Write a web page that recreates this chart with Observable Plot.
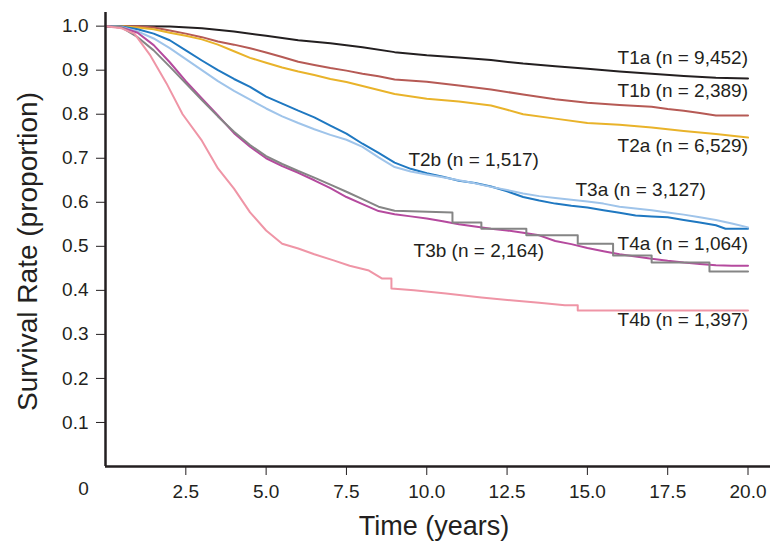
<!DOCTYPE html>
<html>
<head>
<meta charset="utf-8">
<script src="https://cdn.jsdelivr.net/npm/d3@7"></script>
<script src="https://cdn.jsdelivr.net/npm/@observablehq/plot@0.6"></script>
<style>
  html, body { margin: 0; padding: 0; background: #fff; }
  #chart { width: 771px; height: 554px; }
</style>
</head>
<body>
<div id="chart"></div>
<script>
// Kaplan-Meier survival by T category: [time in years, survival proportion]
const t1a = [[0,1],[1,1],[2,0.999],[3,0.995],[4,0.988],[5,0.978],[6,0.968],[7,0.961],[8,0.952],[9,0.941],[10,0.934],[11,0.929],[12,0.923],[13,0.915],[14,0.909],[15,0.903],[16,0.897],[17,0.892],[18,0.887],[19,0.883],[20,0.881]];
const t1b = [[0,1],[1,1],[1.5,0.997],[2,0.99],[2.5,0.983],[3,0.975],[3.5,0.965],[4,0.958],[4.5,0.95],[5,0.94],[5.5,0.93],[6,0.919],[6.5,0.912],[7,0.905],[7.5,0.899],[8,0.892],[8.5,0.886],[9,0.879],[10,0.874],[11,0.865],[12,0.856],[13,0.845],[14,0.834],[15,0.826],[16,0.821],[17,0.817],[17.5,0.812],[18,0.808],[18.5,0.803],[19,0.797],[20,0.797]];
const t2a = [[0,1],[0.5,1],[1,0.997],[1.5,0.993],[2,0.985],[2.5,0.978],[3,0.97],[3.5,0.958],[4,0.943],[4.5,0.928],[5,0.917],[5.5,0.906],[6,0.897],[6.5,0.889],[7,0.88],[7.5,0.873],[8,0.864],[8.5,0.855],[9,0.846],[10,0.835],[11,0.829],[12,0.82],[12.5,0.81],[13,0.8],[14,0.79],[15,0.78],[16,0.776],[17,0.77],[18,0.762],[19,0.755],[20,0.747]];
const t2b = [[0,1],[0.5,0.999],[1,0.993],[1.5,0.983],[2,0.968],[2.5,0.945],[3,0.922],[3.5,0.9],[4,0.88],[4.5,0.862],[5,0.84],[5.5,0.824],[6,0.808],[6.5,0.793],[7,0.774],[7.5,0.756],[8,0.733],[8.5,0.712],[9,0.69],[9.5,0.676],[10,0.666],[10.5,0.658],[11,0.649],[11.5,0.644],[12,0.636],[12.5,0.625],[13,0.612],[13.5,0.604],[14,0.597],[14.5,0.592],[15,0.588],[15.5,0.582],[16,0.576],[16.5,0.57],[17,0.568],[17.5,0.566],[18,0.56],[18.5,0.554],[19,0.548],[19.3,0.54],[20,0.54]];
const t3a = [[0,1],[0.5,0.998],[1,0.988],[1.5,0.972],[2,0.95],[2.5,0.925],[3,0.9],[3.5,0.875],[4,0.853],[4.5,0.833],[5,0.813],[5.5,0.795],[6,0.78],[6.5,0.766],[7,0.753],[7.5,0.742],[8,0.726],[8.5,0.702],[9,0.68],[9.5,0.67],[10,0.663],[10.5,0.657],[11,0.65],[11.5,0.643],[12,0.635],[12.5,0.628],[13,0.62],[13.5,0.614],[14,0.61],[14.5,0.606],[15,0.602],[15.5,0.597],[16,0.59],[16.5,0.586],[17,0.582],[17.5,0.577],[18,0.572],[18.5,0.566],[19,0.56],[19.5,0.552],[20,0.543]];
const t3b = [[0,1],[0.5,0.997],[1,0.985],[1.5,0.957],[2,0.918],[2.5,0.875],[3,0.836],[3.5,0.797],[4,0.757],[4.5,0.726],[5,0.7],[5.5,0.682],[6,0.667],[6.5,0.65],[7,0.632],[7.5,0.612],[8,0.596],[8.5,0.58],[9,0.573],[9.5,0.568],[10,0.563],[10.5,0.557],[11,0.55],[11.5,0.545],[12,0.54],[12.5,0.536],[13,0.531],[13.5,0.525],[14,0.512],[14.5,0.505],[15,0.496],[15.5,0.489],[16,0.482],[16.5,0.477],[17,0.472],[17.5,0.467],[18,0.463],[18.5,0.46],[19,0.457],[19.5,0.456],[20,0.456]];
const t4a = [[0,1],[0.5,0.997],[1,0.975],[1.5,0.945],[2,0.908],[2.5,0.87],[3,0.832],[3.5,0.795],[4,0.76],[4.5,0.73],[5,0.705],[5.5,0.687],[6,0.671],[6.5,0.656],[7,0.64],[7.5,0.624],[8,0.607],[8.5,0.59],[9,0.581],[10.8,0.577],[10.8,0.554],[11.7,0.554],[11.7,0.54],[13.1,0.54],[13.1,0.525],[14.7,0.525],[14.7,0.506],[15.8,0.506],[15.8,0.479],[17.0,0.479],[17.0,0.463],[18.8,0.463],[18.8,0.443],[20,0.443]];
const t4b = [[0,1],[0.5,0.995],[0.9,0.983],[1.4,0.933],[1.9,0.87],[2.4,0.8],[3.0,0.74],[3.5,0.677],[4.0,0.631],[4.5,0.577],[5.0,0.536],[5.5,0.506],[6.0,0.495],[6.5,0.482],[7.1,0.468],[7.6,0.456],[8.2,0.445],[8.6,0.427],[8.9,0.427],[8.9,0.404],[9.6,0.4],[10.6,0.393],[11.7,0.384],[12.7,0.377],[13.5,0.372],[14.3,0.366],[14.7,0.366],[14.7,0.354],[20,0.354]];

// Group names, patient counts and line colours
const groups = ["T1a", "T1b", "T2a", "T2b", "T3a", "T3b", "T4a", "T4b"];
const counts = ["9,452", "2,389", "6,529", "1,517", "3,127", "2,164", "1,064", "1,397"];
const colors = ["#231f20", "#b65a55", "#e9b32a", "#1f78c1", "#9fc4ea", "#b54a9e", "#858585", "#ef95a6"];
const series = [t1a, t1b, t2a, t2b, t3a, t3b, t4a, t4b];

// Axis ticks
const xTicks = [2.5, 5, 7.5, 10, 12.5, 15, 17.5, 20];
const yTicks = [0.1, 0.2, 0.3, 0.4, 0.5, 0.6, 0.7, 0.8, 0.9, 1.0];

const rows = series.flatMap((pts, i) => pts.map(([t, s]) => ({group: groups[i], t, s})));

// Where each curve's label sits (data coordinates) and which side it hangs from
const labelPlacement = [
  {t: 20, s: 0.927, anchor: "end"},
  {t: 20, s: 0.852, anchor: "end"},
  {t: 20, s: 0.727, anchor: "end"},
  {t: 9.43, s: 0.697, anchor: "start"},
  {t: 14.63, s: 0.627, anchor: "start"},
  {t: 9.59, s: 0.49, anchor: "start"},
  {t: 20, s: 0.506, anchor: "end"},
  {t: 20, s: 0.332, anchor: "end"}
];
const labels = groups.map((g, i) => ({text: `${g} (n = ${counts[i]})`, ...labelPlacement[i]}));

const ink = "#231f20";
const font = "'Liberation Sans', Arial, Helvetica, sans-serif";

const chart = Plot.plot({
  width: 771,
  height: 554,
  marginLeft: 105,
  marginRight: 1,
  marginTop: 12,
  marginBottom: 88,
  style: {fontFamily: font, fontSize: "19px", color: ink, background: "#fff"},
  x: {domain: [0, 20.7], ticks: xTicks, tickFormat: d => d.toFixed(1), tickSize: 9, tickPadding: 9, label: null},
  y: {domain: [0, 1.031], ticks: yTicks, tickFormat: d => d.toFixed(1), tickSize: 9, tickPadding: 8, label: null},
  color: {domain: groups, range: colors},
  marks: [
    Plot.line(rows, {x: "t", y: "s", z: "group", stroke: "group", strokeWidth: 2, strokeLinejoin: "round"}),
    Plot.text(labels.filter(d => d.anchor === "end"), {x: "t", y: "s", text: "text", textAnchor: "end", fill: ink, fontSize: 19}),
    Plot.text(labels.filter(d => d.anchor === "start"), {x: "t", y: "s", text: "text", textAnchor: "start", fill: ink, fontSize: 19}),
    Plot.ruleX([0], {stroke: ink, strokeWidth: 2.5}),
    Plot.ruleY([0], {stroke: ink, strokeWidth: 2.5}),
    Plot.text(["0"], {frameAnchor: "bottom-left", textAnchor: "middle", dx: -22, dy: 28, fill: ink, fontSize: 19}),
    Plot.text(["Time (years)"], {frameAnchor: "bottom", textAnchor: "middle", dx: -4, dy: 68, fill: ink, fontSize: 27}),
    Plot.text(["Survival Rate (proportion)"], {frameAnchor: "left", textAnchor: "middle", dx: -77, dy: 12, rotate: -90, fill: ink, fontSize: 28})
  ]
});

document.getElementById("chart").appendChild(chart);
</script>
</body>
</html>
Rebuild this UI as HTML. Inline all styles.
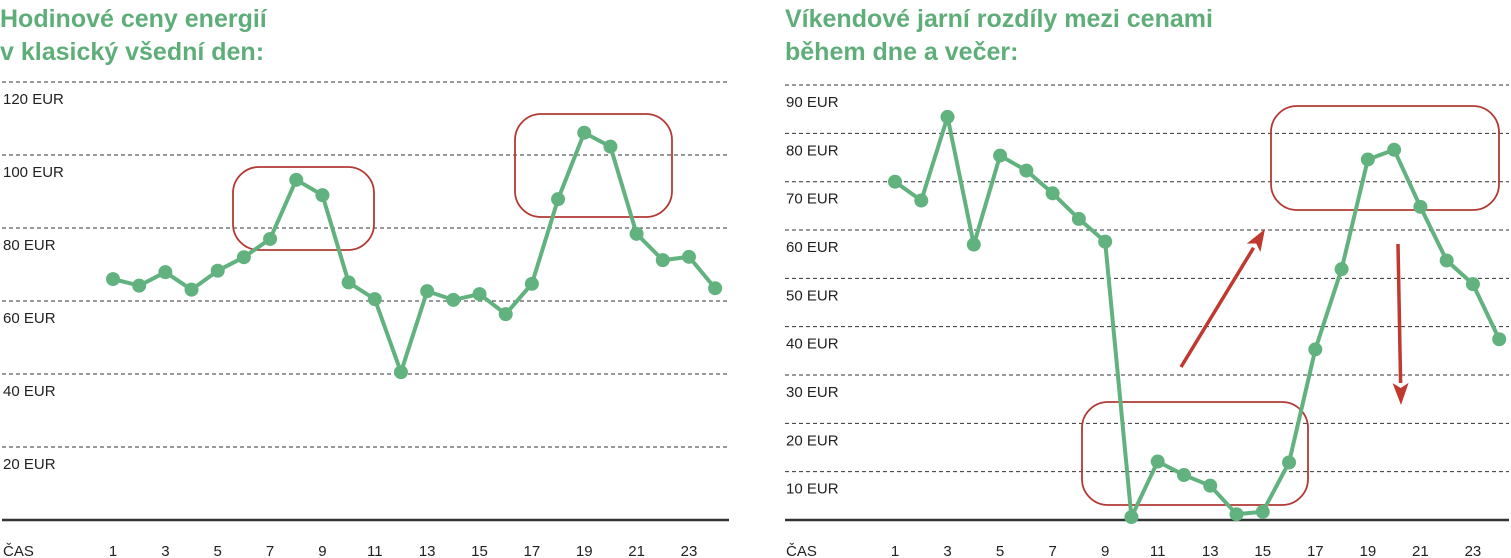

The task:
Wherever the word "chart" occurs in a line of the listing, copy that line.

Completed task:
Write a web page that recreates this chart with Observable Plot.
  #chart { width: 771px; height: 554px; }
<div id="chart"></div>
const chart = Plot.plot({
document.getElementById("chart").appendChild(chart);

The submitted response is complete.